RECORDED INFORMATION:
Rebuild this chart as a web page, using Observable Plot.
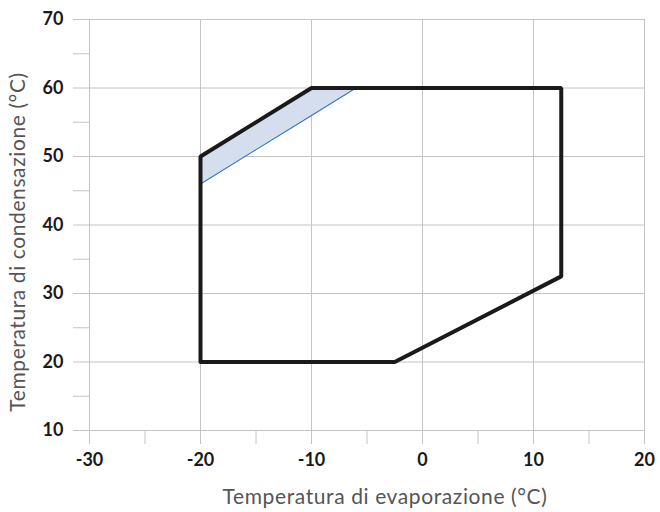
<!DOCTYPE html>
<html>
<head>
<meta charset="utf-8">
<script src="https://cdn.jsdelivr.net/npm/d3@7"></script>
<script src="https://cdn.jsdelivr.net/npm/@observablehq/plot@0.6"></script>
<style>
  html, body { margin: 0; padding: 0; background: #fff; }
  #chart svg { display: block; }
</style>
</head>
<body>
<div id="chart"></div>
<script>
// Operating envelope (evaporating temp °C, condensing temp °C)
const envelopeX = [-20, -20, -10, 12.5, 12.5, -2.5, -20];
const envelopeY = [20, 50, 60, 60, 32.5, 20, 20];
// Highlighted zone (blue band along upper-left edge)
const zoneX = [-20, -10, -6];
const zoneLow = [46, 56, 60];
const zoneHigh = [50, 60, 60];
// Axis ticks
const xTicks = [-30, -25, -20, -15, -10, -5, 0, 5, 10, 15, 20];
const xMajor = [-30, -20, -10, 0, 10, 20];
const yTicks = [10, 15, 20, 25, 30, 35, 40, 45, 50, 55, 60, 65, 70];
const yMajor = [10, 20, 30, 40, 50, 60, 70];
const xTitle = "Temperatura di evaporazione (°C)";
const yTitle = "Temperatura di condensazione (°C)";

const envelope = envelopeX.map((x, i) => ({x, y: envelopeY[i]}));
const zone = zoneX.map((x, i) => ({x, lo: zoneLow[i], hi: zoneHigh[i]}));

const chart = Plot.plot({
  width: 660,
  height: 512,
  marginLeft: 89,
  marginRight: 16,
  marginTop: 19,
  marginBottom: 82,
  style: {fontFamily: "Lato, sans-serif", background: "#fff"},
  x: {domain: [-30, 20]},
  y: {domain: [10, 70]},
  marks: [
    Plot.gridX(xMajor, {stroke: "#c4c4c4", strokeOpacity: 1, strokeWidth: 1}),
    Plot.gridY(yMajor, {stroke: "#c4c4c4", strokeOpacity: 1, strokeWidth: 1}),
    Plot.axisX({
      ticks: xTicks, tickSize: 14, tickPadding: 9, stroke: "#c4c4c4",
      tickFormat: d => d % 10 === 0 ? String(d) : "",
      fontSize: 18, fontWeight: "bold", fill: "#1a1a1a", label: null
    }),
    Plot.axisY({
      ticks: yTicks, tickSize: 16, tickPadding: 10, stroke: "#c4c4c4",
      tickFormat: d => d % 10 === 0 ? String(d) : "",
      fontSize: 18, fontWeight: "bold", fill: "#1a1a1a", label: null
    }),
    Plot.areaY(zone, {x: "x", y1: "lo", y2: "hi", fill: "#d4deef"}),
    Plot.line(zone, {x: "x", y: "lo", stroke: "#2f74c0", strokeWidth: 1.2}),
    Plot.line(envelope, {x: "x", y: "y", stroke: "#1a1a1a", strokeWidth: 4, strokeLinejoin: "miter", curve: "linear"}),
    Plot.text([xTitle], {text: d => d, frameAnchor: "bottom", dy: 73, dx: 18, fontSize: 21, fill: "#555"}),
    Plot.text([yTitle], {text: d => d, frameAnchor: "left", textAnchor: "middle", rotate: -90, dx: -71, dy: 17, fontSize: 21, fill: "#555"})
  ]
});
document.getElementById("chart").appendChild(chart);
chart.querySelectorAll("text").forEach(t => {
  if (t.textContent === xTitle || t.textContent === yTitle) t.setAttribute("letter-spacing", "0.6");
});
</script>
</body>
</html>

EXERCISE INSTRUCTIONS: The lines from the start of the data through the line that contains "const zone = zoneX.map((x, i)" are to be returned exactly, please, with both ends included and every picture left out.

SOLUTION TO THIS PROBLEM:
Rebuild this chart as a web page, using Observable Plot.
<!DOCTYPE html>
<html>
<head>
<meta charset="utf-8">
<script src="https://cdn.jsdelivr.net/npm/d3@7"></script>
<script src="https://cdn.jsdelivr.net/npm/@observablehq/plot@0.6"></script>
<style>
  html, body { margin: 0; padding: 0; background: #fff; }
  #chart svg { display: block; }
</style>
</head>
<body>
<div id="chart"></div>
<script>
// Operating envelope (evaporating temp °C, condensing temp °C)
const envelopeX = [-20, -20, -10, 12.5, 12.5, -2.5, -20];
const envelopeY = [20, 50, 60, 60, 32.5, 20, 20];
// Highlighted zone (blue band along upper-left edge)
const zoneX = [-20, -10, -6];
const zoneLow = [46, 56, 60];
const zoneHigh = [50, 60, 60];
// Axis ticks
const xTicks = [-30, -25, -20, -15, -10, -5, 0, 5, 10, 15, 20];
const xMajor = [-30, -20, -10, 0, 10, 20];
const yTicks = [10, 15, 20, 25, 30, 35, 40, 45, 50, 55, 60, 65, 70];
const yMajor = [10, 20, 30, 40, 50, 60, 70];
const xTitle = "Temperatura di evaporazione (°C)";
const yTitle = "Temperatura di condensazione (°C)";

const envelope = envelopeX.map((x, i) => ({x, y: envelopeY[i]}));
const zone = zoneX.map((x, i) => ({x, lo: zoneLow[i], hi: zoneHigh[i]}));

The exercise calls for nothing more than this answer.